- _OBJECTIVE_:
Among the entries that follow, locate the line with "Reproduce this chart with D3.js." and the line with "5, bottom: 59". Output those lines and all lines in between, exactly, minus the pictures.

- _RECORDS FOR THE TASK_:
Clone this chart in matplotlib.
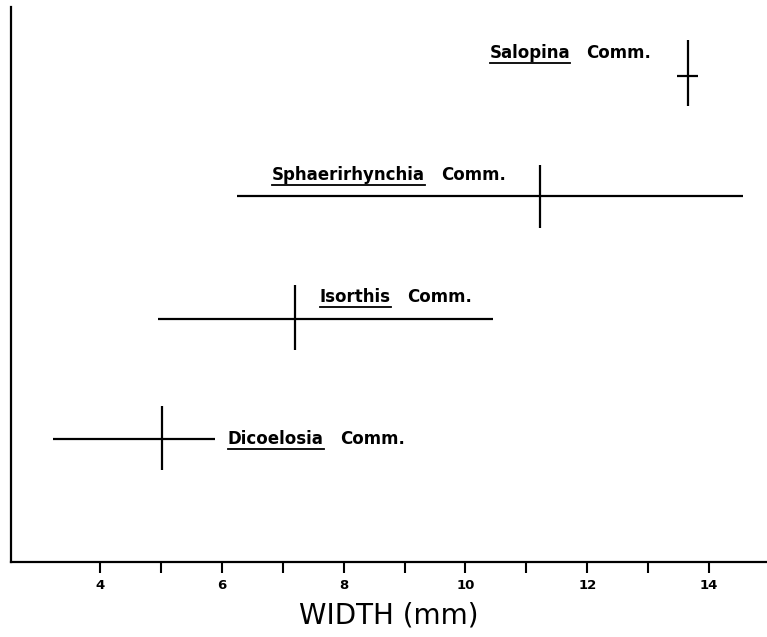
import matplotlib
matplotlib.use("Agg")
import matplotlib.pyplot as plt

# brachiopod communities: width range (mm) and mean
communities = ["Dicoelosia", "Isorthis", "Sphaerirhynchia", "Salopina"]
width_min = [3.23, 4.95, 6.25, 13.47]
width_max = [5.89, 10.45, 14.56, 13.82]
width_mean = [5.02, 7.20, 11.22, 13.66]
# vertical placement of each cross (arbitrary units, 0-100)
level = [22.2, 43.8, 65.9, 87.6]
bar_low = [16.6, 38.2, 60.2, 82.2]
bar_high = [28.1, 49.9, 71.5, 94.1]
ticks_major = [4, 6, 8, 10, 12, 14]
ticks_minor = [5, 7, 9, 11, 13]

fig = plt.figure(figsize=(7.67, 6.37), dpi=100)
ax = fig.add_axes([11 / 767, 75 / 637, 756 / 767, 555 / 637])

for i in range(len(communities)):
    ax.plot([width_min[i], width_max[i]], [level[i], level[i]], color="black", lw=1.6,
            solid_capstyle="butt")
    ax.plot([width_mean[i], width_mean[i]], [bar_low[i], bar_high[i]], color="black", lw=1.6,
            solid_capstyle="butt")

ax.set_xlim(2.54, 14.95)
ax.set_ylim(0, 100)
ax.spines["top"].set_visible(False)
ax.spines["right"].set_visible(False)
ax.spines["left"].set_linewidth(1.6)
ax.spines["bottom"].set_linewidth(1.6)
ax.set_yticks([])
ax.set_xticks(ticks_major)
ax.set_xticks(ticks_minor, minor=True)
ax.tick_params(axis="x", which="both", direction="out", length=8, width=1.5, pad=4)
ax.set_xticklabels([str(t) for t in ticks_major], fontsize=9.5, fontweight="bold")
ax.set_xlabel("WIDTH (mm)", fontsize=20, labelpad=7)

# labels: genus name underlined, followed by "Comm."
label_x = [6.10, 7.61, 6.82, 10.40]
label_y = [21.3, 46.8, 68.8, 90.8]
fig.canvas.draw()
r = fig.canvas.get_renderer()
inv = ax.transData.inverted()
for i, name in enumerate(communities):
    t = ax.text(label_x[i], label_y[i], name, fontsize=12, fontweight="bold",
                ha="left", va="baseline")
    bb = t.get_window_extent(renderer=r)
    x0, _ = inv.transform((bb.x0, bb.y0))
    x1, _ = inv.transform((bb.x1, bb.y0))
    _, yu = inv.transform((bb.x0, ax.transData.transform((0, label_y[i]))[1] - 5))
    ax.plot([x0, x1], [yu, yu], color="black", lw=1.3)
    gap_px = 16
    xc, _ = inv.transform((bb.x1 + gap_px, bb.y0))
    ax.text(xc, label_y[i], "Comm.", fontsize=12, fontweight="bold",
            ha="left", va="baseline")

fig.savefig("out.png", dpi=100)
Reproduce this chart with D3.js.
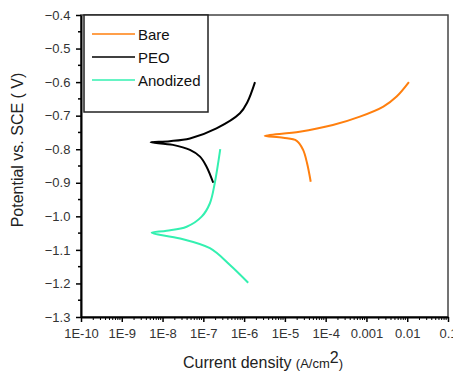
<!DOCTYPE html>
<html>
<head>
<meta charset="utf-8">
<script src="https://cdn.jsdelivr.net/npm/d3@7"></script>
<style>
  body { margin: 0; background: #fff; }
  text { font-family: "Liberation Sans", Arial, sans-serif; }
</style>
</head>
<body>
<svg id="chart" width="453" height="376"></svg>
<script>
const width = 453, height = 376;
const margin = { left: 81, top: 15, right: 5, bottom: 59 };

// Tafel curves: [current density (A/cm2), potential (V)]
const bareData = [
  [1.1e-2, -0.60], [5.5e-3, -0.643], [2.6e-3, -0.673], [6.9e-4, -0.703],
  [1.5e-4, -0.728], [2.3e-5, -0.748], [3.2e-6, -0.760],
  [9.1e-6, -0.766], [1.95e-5, -0.775], [2.8e-5, -0.802], [3.5e-5, -0.842], [4.3e-5, -0.897]
];
const peoData = [
  [1.85e-6, -0.60], [1.2e-6, -0.660], [7.9e-7, -0.693], [2.1e-7, -0.738], [4.7e-8, -0.768],
  [1.5e-8, -0.776], [5.1e-9, -0.779],
  [1.8e-8, -0.787], [4.7e-8, -0.802], [8.3e-8, -0.822], [1.2e-7, -0.852], [1.75e-7, -0.90]
];
const anodizedData = [
  [2.6e-7, -0.80], [1.9e-7, -0.902], [1.45e-7, -0.961], [9.1e-8, -1.001],
  [3.9e-8, -1.031], [1.26e-8, -1.043], [5.4e-9, -1.049],
  [2.7e-8, -1.066], [1.45e-7, -1.095], [4.5e-7, -1.145], [1.26e-6, -1.198]
];
const seriesNames = ["Bare", "PEO", "Anodized"];
const seriesColors = ["#ff7f0e", "#000000", "#33f0b0"];
const yTicks = [-0.4, -0.5, -0.6, -0.7, -0.8, -0.9, -1.0, -1.1, -1.2, -1.3];
const xTickLabels = ["1E-10", "1E-9", "1E-8", "1E-7", "1E-6", "1E-5", "1E-4", "0.001", "0.01", "0.1"];

const svg = d3.select("#chart");

const x = d3.scaleLog().domain([1e-10, 0.1]).range([margin.left, width - margin.right]);
const y = d3.scaleLinear().domain([-1.3, -0.4]).range([height - margin.bottom, margin.top]);

// frame (top and right)
svg.append("rect")
  .attr("x", margin.left).attr("y", margin.top)
  .attr("width", width - margin.right - margin.left)
  .attr("height", height - margin.bottom - margin.top)
  .attr("fill", "none").attr("stroke", "#444").attr("stroke-width", 1.5);

// minor ticks
const minorX = [];
for (let e = -10; e < -1; e++) for (let k = 2; k <= 9; k++) minorX.push(k * Math.pow(10, e));
svg.append("g").selectAll("line").data(minorX).enter().append("line")
  .attr("x1", d => x(d)).attr("x2", d => x(d))
  .attr("y1", height - margin.bottom).attr("y2", height - margin.bottom + 3)
  .attr("stroke", "#000").attr("stroke-width", 1);

const minorY = d3.range(-1.25, -0.4, 0.1);
svg.append("g").selectAll("line").data(minorY).enter().append("line")
  .attr("x1", margin.left - 3).attr("x2", margin.left)
  .attr("y1", d => y(d)).attr("y2", d => y(d))
  .attr("stroke", "#000").attr("stroke-width", 1.5);

const xMajor = xTickLabels.map((t, i) => Math.pow(10, i - 10));
const xAxis = svg.append("g")
  .attr("transform", `translate(0,${height - margin.bottom})`)
  .call(d3.axisBottom(x).tickValues(xMajor).tickSize(5).tickSizeOuter(0)
    .tickFormat((d, i) => xTickLabels[i]));
xAxis.select(".domain").attr("stroke-width", 2);
xAxis.selectAll(".tick line").attr("stroke-width", 1.5);
xAxis.selectAll(".tick text").attr("font-size", "13px").attr("fill", "#333").attr("dy", "1em");

const yAxis = svg.append("g")
  .attr("transform", `translate(${margin.left},0)`)
  .call(d3.axisLeft(y).tickValues(yTicks).tickSize(5).tickSizeOuter(0).tickFormat(d3.format(".1f")));
yAxis.select(".domain").attr("stroke-width", 2);
yAxis.selectAll(".tick line").attr("stroke-width", 1.5);
yAxis.selectAll(".tick text").attr("font-size", "13px").attr("fill", "#333").attr("dx", "-0.2em");

// curves
const line = d3.line().x(d => x(d[0])).y(d => y(d[1])).curve(d3.curveCatmullRom.alpha(0.5));
[bareData, peoData, anodizedData].forEach((data, i) => {
  svg.append("path")
    .datum(data)
    .attr("fill", "none")
    .attr("stroke", seriesColors[i])
    .attr("stroke-width", 2)
    .attr("d", line);
});

// legend
const legend = svg.append("g").attr("transform", `translate(84, ${margin.top})`);
legend.append("rect")
  .attr("width", 124).attr("height", 97)
  .attr("fill", "#fff").attr("stroke", "#222").attr("stroke-width", 1.5);
seriesNames.forEach((name, i) => {
  legend.append("line")
    .attr("x1", 8).attr("x2", 51)
    .attr("y1", 19 + i * 23).attr("y2", 19 + i * 23)
    .attr("stroke", seriesColors[i]).attr("stroke-width", 1.5);
  legend.append("text")
    .attr("x", 54).attr("y", 24.5 + i * 23)
    .attr("font-size", "15px").attr("fill", "#111")
    .text(name);
});

// axis titles
svg.append("text")
  .attr("transform", `translate(23, 150) rotate(-90)`)
  .attr("text-anchor", "middle")
  .attr("font-size", "16px").attr("fill", "#222")
  .text("Potential vs. SCE ( V)");

const xt = svg.append("text")
  .attr("x", 263).attr("y", 368)
  .attr("text-anchor", "middle")
  .attr("font-size", "16px").attr("fill", "#222");
xt.append("tspan").text("Current density ");
xt.append("tspan").attr("font-size", "13px").text("(A/cm");
xt.append("tspan").attr("font-size", "16px").attr("dy", "-5").text("2");
xt.append("tspan").attr("font-size", "13px").attr("dy", "5").text(")");
</script>
</body>
</html>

- _ANSWER IN FULL_:
Reproduce this chart with D3.js.
<!DOCTYPE html>
<html>
<head>
<meta charset="utf-8">
<script src="https://cdn.jsdelivr.net/npm/d3@7"></script>
<style>
  body { margin: 0; background: #fff; }
  text { font-family: "Liberation Sans", Arial, sans-serif; }
</style>
</head>
<body>
<svg id="chart" width="453" height="376"></svg>
<script>
const width = 453, height = 376;
const margin = { left: 81, top: 15, right: 5, bottom: 59 };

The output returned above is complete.